Last week Britain's Foreign Minister David Miliband visited India and took time off from his diplomatic work in Delhi to spend a night in Amethi, the parliamentary constituency of Congress heir apparent Rahul . Himself the Labour Party's heir presumptive waiting in the shadow of the dour Gordon Brown, Miliband slept on a charpoy in a Dalit hut and told reporters that except for some restless cows in the next room, the night was uneventful. (The Indian side was, as ever, clueless that the Brits were using the opportunity to continue denting the India Shining image. Thank God they didn't have a kid jump into the local dung heap a la Slumdog Millionaire.)
The visit to the village was ostensibly to show Miliband in a context appealing to the "ordinary Indian". But the sight of him with cows and a charpoy failed to charm many Indians, especially after it got around that Miliband had published an article saying the resolution of the Kashmir issue would end terrorism in India. In fact, the responses from Delhi were decidedly tetchy. A Congress Party spokesman asked reporters rhetorically if Britain, when it suffered terrorist attacks, looked to its own policies as the source of the trouble. A BJP spokesman dubbed the minister's visit to India a "diplomatic disaster".
Both comments were apt, but inadequate, for neither took into account that Miliband's egregiously stupid statement was not meant for the audience in Delhi but in Islamabad, his next stop. It was meant to signal one thing very clearly: Britain will continue to back Pakistani terrorism against India. With that in mind, the political response from Delhi should have been something along the following lines:
"The situation in Kashmir is not the root cause of terrorism in South Asia. The dispute over Kashmir was deliberately created by the British to promote hostility and conflict between India and Pakistan. The root cause of terrorism in South Asia is the British attempt to continue manipulating the region more than six decades after the end of colonial rule.
"Initially the British propagated terrorism to drive Indian Muslims into supporting the partition of their country, a process that killed a million people and made 14 million refugees. After the independence of India and Pakistan, the British have used terrorism to keep both countries in a state of hostility towards each other.
"Pakistan has been more of a victim of this terrorist policy than India.

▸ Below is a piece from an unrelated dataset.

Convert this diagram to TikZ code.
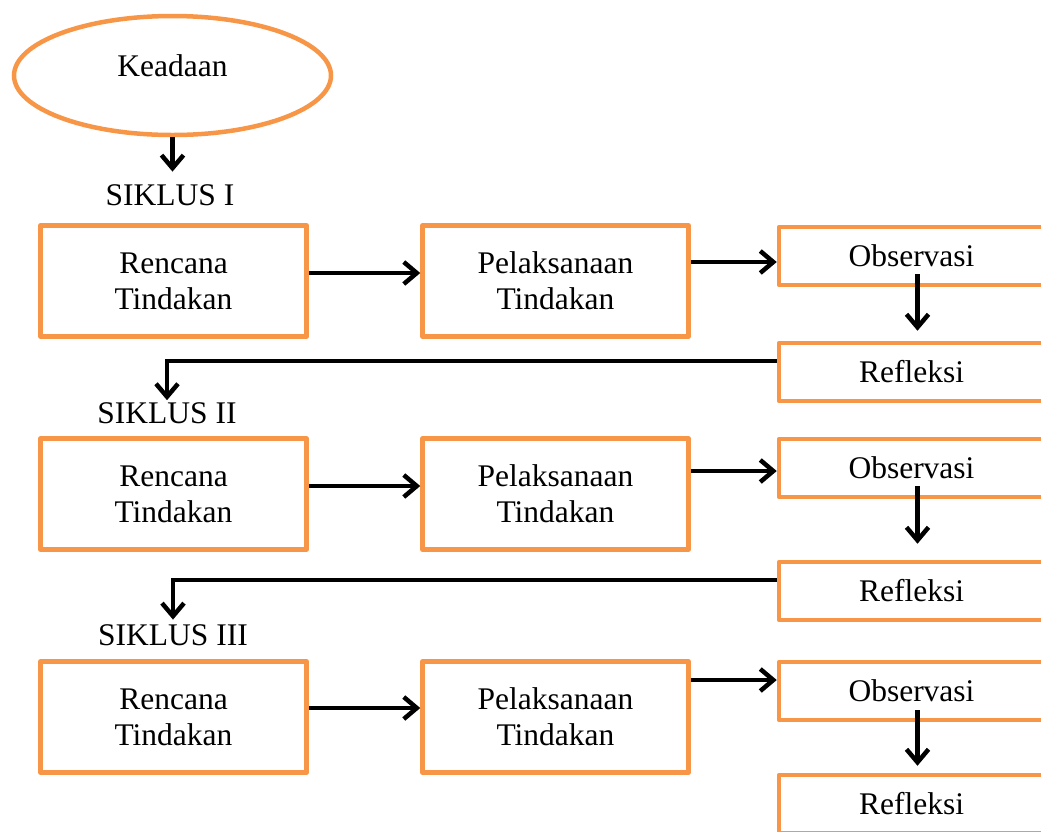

While India has managed to make substantial economic and social progress, Pakistan has found itself reeling from one political crisis to another, becoming progressively weaker and more divided as its military leaders serve Western strategic interests.

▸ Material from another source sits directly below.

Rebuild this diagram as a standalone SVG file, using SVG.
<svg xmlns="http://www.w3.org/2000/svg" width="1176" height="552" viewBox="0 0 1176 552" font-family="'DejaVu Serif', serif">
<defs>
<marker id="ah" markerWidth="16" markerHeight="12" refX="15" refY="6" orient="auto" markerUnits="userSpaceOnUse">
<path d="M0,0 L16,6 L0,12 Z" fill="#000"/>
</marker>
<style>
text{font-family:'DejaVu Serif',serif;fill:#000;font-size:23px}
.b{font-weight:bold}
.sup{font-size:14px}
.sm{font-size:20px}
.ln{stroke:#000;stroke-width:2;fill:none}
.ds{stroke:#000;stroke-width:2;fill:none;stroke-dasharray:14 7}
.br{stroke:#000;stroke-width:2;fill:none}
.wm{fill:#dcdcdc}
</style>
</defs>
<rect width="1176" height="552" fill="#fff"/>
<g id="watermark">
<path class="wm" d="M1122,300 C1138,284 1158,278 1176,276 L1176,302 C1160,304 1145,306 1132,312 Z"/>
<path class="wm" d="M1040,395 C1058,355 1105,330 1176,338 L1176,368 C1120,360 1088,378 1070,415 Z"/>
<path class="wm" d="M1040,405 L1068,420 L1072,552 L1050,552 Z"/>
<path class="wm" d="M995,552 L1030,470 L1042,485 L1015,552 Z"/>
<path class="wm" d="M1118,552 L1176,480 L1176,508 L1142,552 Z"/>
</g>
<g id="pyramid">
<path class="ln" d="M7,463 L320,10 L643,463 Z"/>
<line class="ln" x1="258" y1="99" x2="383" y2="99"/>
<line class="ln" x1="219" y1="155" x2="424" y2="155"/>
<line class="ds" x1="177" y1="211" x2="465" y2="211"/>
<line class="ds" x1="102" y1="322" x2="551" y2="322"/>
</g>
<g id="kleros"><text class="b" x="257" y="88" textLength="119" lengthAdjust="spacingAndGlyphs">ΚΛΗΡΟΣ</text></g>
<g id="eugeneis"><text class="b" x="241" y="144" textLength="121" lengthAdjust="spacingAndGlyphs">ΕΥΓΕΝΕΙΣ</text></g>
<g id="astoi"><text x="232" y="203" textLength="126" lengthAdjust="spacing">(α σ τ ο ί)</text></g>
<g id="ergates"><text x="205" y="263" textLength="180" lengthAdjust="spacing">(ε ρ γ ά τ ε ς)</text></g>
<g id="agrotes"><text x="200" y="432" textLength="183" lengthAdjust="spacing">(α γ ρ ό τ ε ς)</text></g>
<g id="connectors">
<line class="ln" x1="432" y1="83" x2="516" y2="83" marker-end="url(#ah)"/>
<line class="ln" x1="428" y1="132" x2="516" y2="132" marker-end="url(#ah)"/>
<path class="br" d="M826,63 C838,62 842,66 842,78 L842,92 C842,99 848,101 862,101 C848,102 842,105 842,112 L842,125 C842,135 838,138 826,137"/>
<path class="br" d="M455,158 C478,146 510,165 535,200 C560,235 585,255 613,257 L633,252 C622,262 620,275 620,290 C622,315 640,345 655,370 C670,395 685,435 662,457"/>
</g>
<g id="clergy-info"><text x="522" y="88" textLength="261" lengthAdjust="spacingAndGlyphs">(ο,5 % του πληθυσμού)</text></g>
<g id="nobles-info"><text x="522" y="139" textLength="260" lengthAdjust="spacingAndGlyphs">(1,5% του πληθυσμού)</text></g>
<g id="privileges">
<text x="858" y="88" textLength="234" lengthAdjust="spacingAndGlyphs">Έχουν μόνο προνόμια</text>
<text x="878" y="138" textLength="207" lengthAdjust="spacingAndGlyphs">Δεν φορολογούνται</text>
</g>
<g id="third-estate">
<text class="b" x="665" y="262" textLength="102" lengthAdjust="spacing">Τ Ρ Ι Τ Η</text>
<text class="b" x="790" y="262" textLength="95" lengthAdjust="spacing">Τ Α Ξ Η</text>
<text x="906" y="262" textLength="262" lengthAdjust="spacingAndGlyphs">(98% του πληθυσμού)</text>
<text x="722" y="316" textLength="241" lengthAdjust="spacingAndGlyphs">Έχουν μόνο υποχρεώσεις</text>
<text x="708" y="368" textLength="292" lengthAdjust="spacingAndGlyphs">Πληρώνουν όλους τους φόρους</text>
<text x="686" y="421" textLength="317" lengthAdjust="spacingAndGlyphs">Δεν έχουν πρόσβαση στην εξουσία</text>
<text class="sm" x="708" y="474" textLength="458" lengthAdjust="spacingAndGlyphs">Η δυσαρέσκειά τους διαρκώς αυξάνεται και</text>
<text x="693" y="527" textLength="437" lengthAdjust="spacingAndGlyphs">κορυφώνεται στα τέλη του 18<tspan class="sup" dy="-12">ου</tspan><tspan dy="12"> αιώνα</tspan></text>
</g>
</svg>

"The Pakistani military created the Taliban and Al Qaeda movements to serve Western interests. Both movements have been responsible for the most reprehensible actions in the name of Islam, bringing into disrepute not only Pakistan but the entire Ummah. In addition, their actions have provided the justification for Western intervention in oil-rich and strategically important Muslim countries and the continued theft of their natural resources.
"As the leaders of Pakistan look to the future, the hope of all political parties in India is that the civilian and military authorities in Islamabad will weigh very carefully the wisdom of continuing to cooperate in policies that serve Western strategic interests but not those of the Pakistani people or the global Ummah."